After the concert I went to a bar with several friends. It's so good to be with friends, enjoy a beer, and complete relaxation!
Thursday, November 17
Our regional director, Michael Hall, came from New York to visit us. We are meeting with representatives of various international and local organizations active in Georgia. Michael is interested in everything: our foundation priorities, what our grant recipients do, activities financed by other donors, and what is going on generally in the country. During one meeting he suddenly said: "I see that we are trying, as you and many others are, but how come every time I'm here I find the same key problems: violation of human rights, lack of free media, low level of court independence?" Neither I nor my guest had any convincing answer to that question.
We are preparing materials to send to board members for a meeting on Monday. Board members always discuss projects, performance of commissions, future work, and of course, the situation in Georgia. When the debates become rather "Georgian-like" (everybody talking together trying to prove their point), Gaga Nizharadze reminds us that he is the chairman and calls for order.
I worry a little bit: I know that when we confirm commissions' protocols and projects we will make many people happy and give them a chance to do something—to protect rights, develop new projects, advocate the interests of the most vulnerable, implement new initiatives. At the same time, many—those whose projects we have had to reject—will be disappointed. I remember once telling my friends that probably nobody would come to my memorial service because I would have rejected at least one project of each of theirs by the time I died.
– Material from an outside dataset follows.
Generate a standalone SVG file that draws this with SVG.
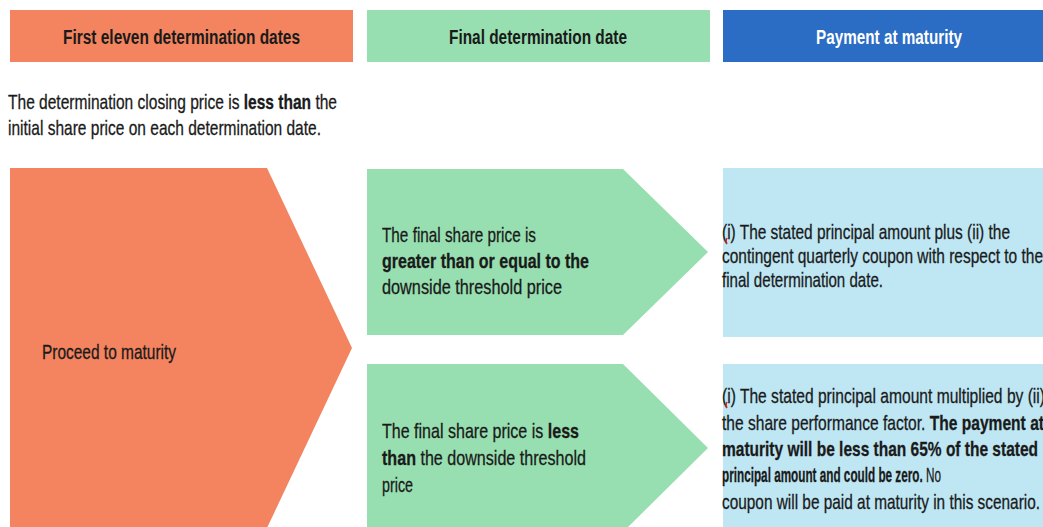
<svg xmlns="http://www.w3.org/2000/svg" width="1043" height="527" viewBox="0 0 1043 527">
<style>
text{font-family:"Liberation Sans",Arial,sans-serif;fill:#1a1a1a}
.h{font-size:19.5px;font-weight:bold}
.t{font-size:21px;stroke:#1a1a1a;stroke-width:0.3px}
.b{font-weight:bold}
.or{fill:#F3845F}
.gr{fill:#97DFB0}
.lb{fill:#BEE6F3}
</style>
<rect width="1043" height="527" fill="#ffffff"/>
<g id="header-first">
<rect class="or" x="10" y="10" width="343" height="52"/>
<text class="h" x="63" y="44" textLength="237" lengthAdjust="spacingAndGlyphs">First eleven determination dates</text>
</g>
<g id="header-final">
<rect class="gr" x="367" y="10" width="343" height="52"/>
<text class="h" x="449" y="44" textLength="178" lengthAdjust="spacingAndGlyphs">Final determination date</text>
</g>
<g id="header-payment">
<rect x="723" y="10" width="330" height="52" fill="#2B6CC4"/>
<text class="h" x="816" y="44" textLength="146" lengthAdjust="spacingAndGlyphs" style="fill:#ffffff">Payment at maturity</text>
</g>
<g id="condition-text">
<text class="t" x="8" y="109" textLength="329" lengthAdjust="spacingAndGlyphs">The determination closing price is <tspan class="b">less than</tspan> the</text>
<text class="t" x="8" y="135" textLength="313" lengthAdjust="spacingAndGlyphs">initial share price on each determination date.</text>
</g>
<g id="proceed">
<polygon class="or" points="10,168 267,168 352,348 267,528 10,528"/>
<text class="t" x="42" y="359" textLength="134" lengthAdjust="spacingAndGlyphs">Proceed to maturity</text>
</g>
<g id="final-above">
<polygon class="gr" points="367,169 623,169 708,252 623,335 367,335"/>
<text class="t" x="382" y="242" textLength="154" lengthAdjust="spacingAndGlyphs">The final share price is</text>
<text class="t b" x="382" y="268" textLength="207" lengthAdjust="spacingAndGlyphs">greater than or equal to the</text>
<text class="t" x="382" y="294" textLength="180" lengthAdjust="spacingAndGlyphs">downside threshold price</text>
</g>
<g id="final-below">
<polygon class="gr" points="367,364 623,364 708,448 623,532 367,532"/>
<text class="t" x="382" y="438" textLength="197" lengthAdjust="spacingAndGlyphs">The final share price is <tspan class="b">less</tspan></text>
<text class="t" x="382" y="465" textLength="204" lengthAdjust="spacingAndGlyphs"><tspan class="b">than</tspan> the downside threshold</text>
<text class="t" x="382" y="492" textLength="31" lengthAdjust="spacingAndGlyphs">price</text>
</g>
<g id="payment-above">
<rect class="lb" x="723" y="168" width="330" height="169"/>
<text class="t" x="722" y="239" textLength="288" lengthAdjust="spacingAndGlyphs">(i) The stated principal amount plus (ii) the</text>
<text class="t" x="722" y="263" textLength="321" lengthAdjust="spacingAndGlyphs">contingent quarterly coupon with respect to the</text>
<text class="t" x="722" y="287" textLength="161" lengthAdjust="spacingAndGlyphs">final determination date.</text>
<path d="M727,238 q-2,4 0,6" fill="none" stroke="#d02020" stroke-width="1.5"/>
</g>
<g id="payment-below">
<rect class="lb" x="723" y="364" width="330" height="170"/>
<text class="t" x="722" y="403" textLength="323" lengthAdjust="spacingAndGlyphs">(i) The stated principal amount multiplied by (ii)</text>
<text class="t" x="722" y="430" textLength="322" lengthAdjust="spacingAndGlyphs">the share performance factor. <tspan class="b">The payment at</tspan></text>
<text class="t b" x="722" y="456" textLength="316" lengthAdjust="spacingAndGlyphs">maturity will be less than 65% of the stated</text>
<text class="t" x="722" y="482" textLength="219" lengthAdjust="spacingAndGlyphs"><tspan class="b">principal amount and could be zero.</tspan> No</text>
<text class="t" x="722" y="509" textLength="318" lengthAdjust="spacingAndGlyphs">coupon will be paid at maturity in this scenario.</text>
<path d="M727,402 q-2,4 0,6" fill="none" stroke="#d02020" stroke-width="1.5"/>
</g>
<g id="connectors"/>
</svg>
My friends told me cheerfully not to worry about it and promised they would come without fail.
Friday, November 18
I'm at a presentation by Nana Iashvili, the irreplaceable and energetic director of Child and Environment, a nongovernmental organization. Supported by the EU, the organization opened daycare centers for socially vulnerable and street children in three Georgian towns. With support from our organization, they took teachers to the Czech Republic to visit similar centers. The presentation conveyed to the audience how good it is to see people who are motivated to create a normal environment for children. But many of the stories they have heard from children are alarming; after rehabilitation some have had to return to the same families where they are exposed to violence.
In the evening, a film made by an organization of people with disabilities is shown in our office. The film was produced in the summer, when they organized a sports competition at Turtle Lake. The film is followed by discussions led by my deputy, Tamuna Kaldani: How do we convince the government and society that people with disabilities do not have access to many things, that they should be able to move freely in the city and use means of transportation, that the state will only gain by giving jobs to these people?
The organization did not yet know that they had won "Advocacy of Interests," a competition organized by our foundation. Here I broke the rule I urge others to abide by, and told them that the commission has approved their project and hopefully the Board will approve it shortly. I see Tamuna looking at me strictly...
Saturday, November 19
One more meeting and then a rest (but I have to finish my diary first!).